Finding his calling

                                                   
                                                Harris soon after he started practicing law in Chicago in 1896. 

 
Harris's private office at the Law Offices of Harris, Dodds, and Brown in the Unity Building on Dearborn Street in Chicago, 1909.

After the death of his grandfather in 1888, Harris spent a year working for the Sheldon Marble Company in West Rutland. His grandmother encouraged him to work hard and live honorably for his grandfather's sake.

He then spent about a year working at the law firm of St. John, Stevenson, and Whisenand in Des Moines, Iowa. After his apprenticeship, he attended the University of Iowa in Iowa City and graduated with a Bachelor of Laws in June 1891.

In 1896, Harris settled in Chicago, where he opened a law practice in the central business district. He remained active in his professional practice to one degree or another for more than four decades -- even after he retired.
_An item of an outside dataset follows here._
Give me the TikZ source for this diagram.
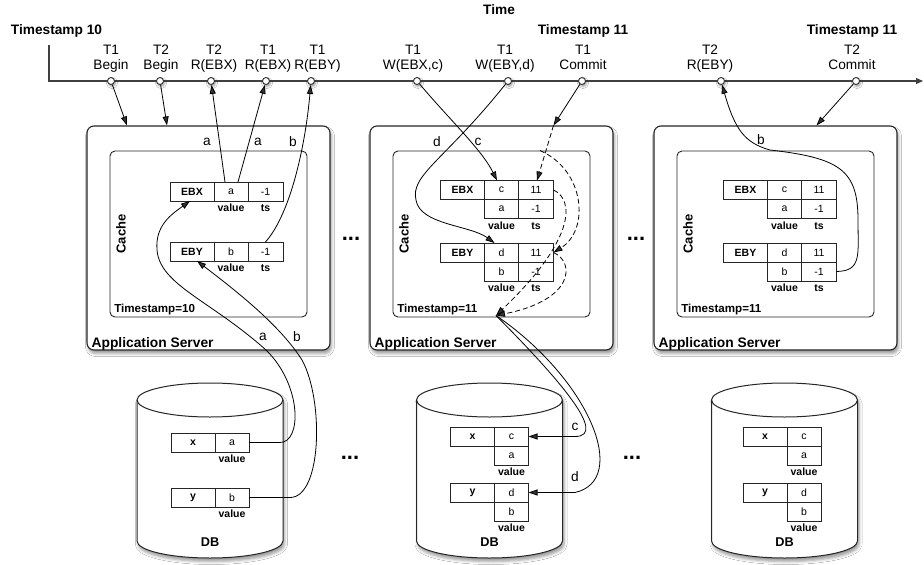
\documentclass[tikz,border=0pt]{standalone}
\usepackage{fontspec}
\setmainfont{Liberation Sans}
\usetikzlibrary{positioning, arrows.meta, shadows.blur}
\tikzset{
  node distance=0pt,
  stamp/.style={
      font=\fontsize{13.7}{16}\selectfont\bfseries,
      anchor=base,
      inner sep=0pt
    },
  evt/.style={
      circle,
      draw=black!80,
      line width=0.9pt,
      fill=white,
      inner sep=0pt,
      minimum size=7pt,
      blur shadow={shadow xshift=1pt, shadow yshift=-2pt, shadow blur radius=2pt}
    },
  evtxt/.style={
      align=center,
      font=\fontsize{13.7}{14.3}\selectfont,
      inner sep=1pt
    },
  server/.style={
      draw=black!85,
      line width=1.1pt,
      fill=white,
      rounded corners=7pt,
      minimum width=243pt,
      minimum height=224pt,
      blur shadow={shadow xshift=1.5pt, shadow yshift=-3.5pt, shadow blur radius=3pt}
    },
  srvtitle/.style={
      font=\fontsize{13.8}{16}\selectfont\bfseries,
      anchor=base west,
      inner sep=0pt
    },
  cache/.style={
      draw=black!85,
      line width=0.9pt,
      rounded corners=5pt,
      minimum width=197pt,
      minimum height=166pt
    },
  cachetitle/.style={
      font=\fontsize{13}{15}\selectfont\bfseries,
      rotate=90,
      inner sep=0pt
    },
  tstitle/.style={
      font=\fontsize{11.6}{13}\selectfont\bfseries,
      anchor=base west,
      inner sep=0pt
    },
  keycell/.style={
      draw=black!85,
      line width=0.9pt,
      fill=white,
      outer sep=0pt,
      inner sep=0pt,
      minimum width=44pt,
      minimum height=19pt,
      font=\fontsize{10.5}{12}\selectfont\bfseries
    },
  valcell/.style={
      keycell,
      minimum width=34pt,
      font=\fontsize{10.5}{12}\selectfont
    },
  tscell/.style={
      valcell,
      minimum width=35pt
    },
  colname/.style={
      font=\fontsize{10.5}{12}\selectfont\bfseries,
      inner sep=1pt,
      text height=7.5pt,
      text depth=0pt
    },
  dbline/.style={
      draw=black!85,
      line width=1pt
    },
  dbshape/.style={
      dbline,
      fill=white,
      blur shadow={shadow xshift=1.5pt, shadow yshift=-3.5pt, shadow blur radius=3pt}
    },
  dbtitle/.style={
      font=\fontsize{12.7}{15}\selectfont\bfseries,
      anchor=base,
      inner sep=0pt
    },
  moredots/.style={
      font=\fontsize{22}{22}\selectfont\bfseries,
      anchor=base,
      inner sep=0pt
    },
  elbl/.style={
      font=\fontsize{13.7}{16}\selectfont,
      inner sep=0pt
    },
  timeline/.style={
      draw=black!75,
      line width=1.2pt,
      -{Triangle[length=7pt, width=6pt]}
    },
  arr/.style={
      line width=0.8pt,
      -{Triangle[length=9pt, width=6pt]}
    },
  dasharr/.style={
      arr,
      dash pattern=on 5pt off 3pt
    }
}

\begin{document}
\begin{tikzpicture}[x=1pt, y=-1pt]
  \useasboundingbox[fill=white] (0,0) rectangle (924,565);

  % time axis
  \coordinate (tl0) at (49,45);
  \coordinate (tl1) at (923,81);
  \draw[timeline] (tl0) |- (tl1);
  \node[stamp] (time) at (499,14) {Time};
  \node[stamp] (ts10) at (56.5,34) {Timestamp 10};
  \node[stamp] (ts11a) at (583,34) {Timestamp 11};
  \node[stamp] (ts11b) at (852,34) {Timestamp 11};

  \foreach \n/\x/\dx/\who/\what in {b1/111/0/T1/Begin, b2/160/1/T2/Begin,
      r2x/211/3/T2/R(EBX), r1x/266/2/T1/R(EBX), r1y/311/6.5/T1/R(EBY),
      w1x/417/-4/T1/{W(EBX,c)}, w1y/508/-3/T1/{W(EBY,d)}, c1/582/1/T1/Commit,
      r2y/721/-11/T2/R(EBY), c2/856/-4/T2/Commit} {
    \node[evt] (\n) at (\x,81) {};
    \node[evtxt, above=2.5pt of \n, xshift=\dx pt] (\n-txt) {\who\\\what\strut};
  }

  % application servers with their caches
  \foreach \i/\cx/\ts in {1/208.5/10, 2/491.5/11, 3/775.5/11} {
    \node[server] (srv\i) at (\cx,238) {};
    \node[srvtitle] (srvt\i) at ([xshift=5pt, yshift=3pt]srv\i.south west) {Application Server};
    \node[cache] (cache\i) at (\cx,234) {};
    \node[cachetitle] (cachet\i) at ([xshift=11.5pt]cache\i.west) {Cache};
    \node[tstitle] (cts\i) at ([xshift=4.5pt, yshift=5pt]cache\i.south west) {Timestamp=\ts};
  }

  % cache of server 1: one version per entry
  \node[keycell] (s1xk) at (192,191.5) {EBX};
  \node[valcell, right=of s1xk] (s1xv) {a};
  \node[tscell, right=of s1xv] (s1xt) {-1};
  \node[colname, below=2pt of s1xv] (s1xvl) {value};
  \node[colname, below=2pt of s1xt] (s1xtl) {ts};
  \node[keycell] (s1yk) at (192,251.5) {EBY};
  \node[valcell, right=of s1yk] (s1yv) {b};
  \node[tscell, right=of s1yv] (s1yt) {-1};
  \node[colname, below=2pt of s1yv] (s1yvl) {value};
  \node[colname, below=2pt of s1yt] (s1ytl) {ts};

  % caches of servers 2 and 3: two versions per entry
  \foreach \srv/\kx in {2/462.5, 3/745.5} {
    \node[keycell] (s\srv xk) at (\kx,190) {EBX};
    \node[valcell, right=of s\srv xk] (s\srv xv) {c};
    \node[tscell, right=of s\srv xv] (s\srv xt) {11};
    \node[valcell, below=of s\srv xv] (s\srv xv2) {a};
    \node[tscell, below=of s\srv xt] (s\srv xt2) {-1};
    \node[colname, below=2pt of s\srv xv2] (s\srv xvl) {value};
    \node[colname, below=2pt of s\srv xt2] (s\srv xtl) {ts};
    \node[keycell] (s\srv yk) at (\kx,252.5) {EBY};
    \node[valcell, right=of s\srv yk] (s\srv yv) {d};
    \node[tscell, right=of s\srv yv] (s\srv yt) {11};
    \node[valcell, below=of s\srv yv] (s\srv yv2) {b};
    \node[tscell, below=of s\srv yt] (s\srv yt2) {-1};
    \node[colname, below=2pt of s\srv yv2] (s\srv yvl) {value};
    \node[colname, below=2pt of s\srv yt2] (s\srv ytl) {ts};
  }

  % databases
  \foreach \i/\cx in {1/210, 2/489.5, 3/784.5} {
    \path[dbshape] (\cx-73,400) -- (\cx-73,541)
      arc[start angle=180, end angle=360, x radius=73pt, y radius=17pt]
      -- (\cx+73,400)
      arc[start angle=0, end angle=180, x radius=73pt, y radius=17pt] -- cycle;
    \draw[dbline] (\cx-73,400)
      arc[start angle=180, end angle=360, x radius=73pt, y radius=17pt];
    \node[dbtitle] (db\i) at (\cx,546.5) {DB};
  }

  \node[keycell] (d1xk) at (193,442.5) {x};
  \node[valcell, right=of d1xk] (d1xv) {a};
  \node[colname, below=2pt of d1xv] (d1xvl) {value};
  \node[keycell] (d1yk) at (193,497.5) {y};
  \node[valcell, right=of d1yk] (d1yv) {b};
  \node[colname, below=2pt of d1yv] (d1yvl) {value};

  \foreach \d/\kx in {2/472.5, 3/765} {
    \node[keycell] (d\d xk) at (\kx,436.5) {x};
    \node[valcell, right=of d\d xk] (d\d xv) {c};
    \node[valcell, below=of d\d xv] (d\d xv2) {a};
    \node[colname, below=2pt of d\d xv2] (d\d xvl) {value};
    \node[keycell] (d\d yk) at (\kx,492.5) {y};
    \node[valcell, right=of d\d yk] (d\d yv) {d};
    \node[valcell, below=of d\d yv] (d\d yv2) {b};
    \node[colname, below=2pt of d\d yv2] (d\d yvl) {value};
  }

  \node[moredots] (dots1) at (351,240) {...};
  \node[moredots] (dots2) at (636,240) {...};
  \node[moredots] (dots3) at (350,459) {...};
  \node[moredots] (dots4) at (632,459) {...};

  % server 1: begin, reads, and loads from the db
  \draw[arr] (b1) -- ([xshift=-81.5pt]srv1.north);
  \draw[arr] (b2) -- ([xshift=-41.5pt]srv1.north);
  \draw[arr] ([xshift=-6pt]s1xv.north) -- (r2x);
  \draw[arr] ([xshift=7pt]s1xv.north) -- (r1x);
  \draw[arr] (s1yt.north) .. controls (292,212) and (306,140) .. (r1y);
  \draw[arr] (d1xv.east) -- (280,442.5) .. controls (302,442.5) and (302,385) .. (266,350)
    .. controls (210,300) and (160,285) .. (157,250)
    .. controls (155,225) and (172,214) .. ([xshift=-2pt]s1xk.south);
  \draw[arr] (d1yv.east) -- (290,497.5) .. controls (322,497.5) and (324,400) .. (302,360)
    .. controls (280,325) and (235,290) .. ([xshift=5pt]s1yk.south);
  \node[elbl] (la1) at (207,142) {a};
  \node[elbl] (la2) at (258,142) {a};
  \node[elbl] (lb1) at (293,142) {b};
  \node[elbl] (la3) at (263,337) {a};
  \node[elbl] (lb2) at (297,337) {b};

  % server 2: writes, commit, write-back
  \draw[arr] (w1x) .. controls (450,120) and (482,150) .. ([xshift=-4.5pt]s2xv.north);
  \draw[arr] (w1y) .. controls (445,160) and (410,175) .. (416,200)
    .. controls (420,225) and (470,225) .. ([xshift=-7pt]s2yv.north);
  \coordinate (cm2) at ([xshift=62pt]srv2.north);
  \coordinate (top2) at ([xshift=48.5pt]cache2.north);
  \coordinate (ts2) at ([xshift=4.5pt, yshift=2pt]cache2.south);
  \draw[arr] (c1) -- (cm2);
  \draw[dasharr] (cm2) -- ([xshift=1pt]s2xt.north);
  \draw[dasharr] (top2) .. controls (585,170) and (590,230) .. (s2yt.east);
  \draw[dasharr] (s2xt.east) .. controls (575,200) and (575,240) .. (ts2);
  \draw[dasharr] (s2yt.east) .. controls (575,262) and (575,300) .. (ts2);
  \draw[arr] (ts2) .. controls (555,375) and (610,436.5) .. (575,436.5) -- (d2xv.east);
  \draw[arr] (ts2) .. controls (590,380) and (630,480) .. (575,492.5) -- (d2yv.east);
  \node[elbl] (ld1) at (437,142) {d};
  \node[elbl] (lc1) at (478,142) {c};
  \node[elbl] (lc2) at (575,427) {c};
  \node[elbl] (ld2) at (575,477) {d};

  % server 3: read of the old version, commit
  \draw[arr] (s3yt2.east) .. controls (862,271) and (858,255) .. (858,220)
    .. controls (858,170) and (840,158) .. (770,150)
    .. controls (745,143) and (735,130) .. (r2y);
  \draw[arr] (c2) -- ([xshift=41pt]srv3.north);
  \node[elbl] (lb3) at (761,140) {b};
\end{tikzpicture}
\end{document}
In the summer of 1932, he served as a delegate of the Chicago Bar Association to the International Congress of Comparative Law at The Hague.

Harris sought meaningful personal and spiritual relationships in addition to his professional achievements. He customarily attended religious services on Sundays but visited many different churches rather than aligning himself exclusively with one congregation. Later in his life, he said that his religious affiliations were, like himself, difficult to label.

I really have no church affiliations … I am not easily classified; that is to say my convictions are not that of that definite nature essential to whole-hearted affiliation with the general run of churches. … Of course, these days one can hear the best of preaching over the radio and I generally hear three or four sermons every Sunday.

Harris loved nature, and in 1908, he joined a newly formed group that organized monthly Saturday afternoon walking trips through the forests, fields, hills, and valleys around the city. In 1911, the group became the Prairie Club, and Harris served as one of its directors.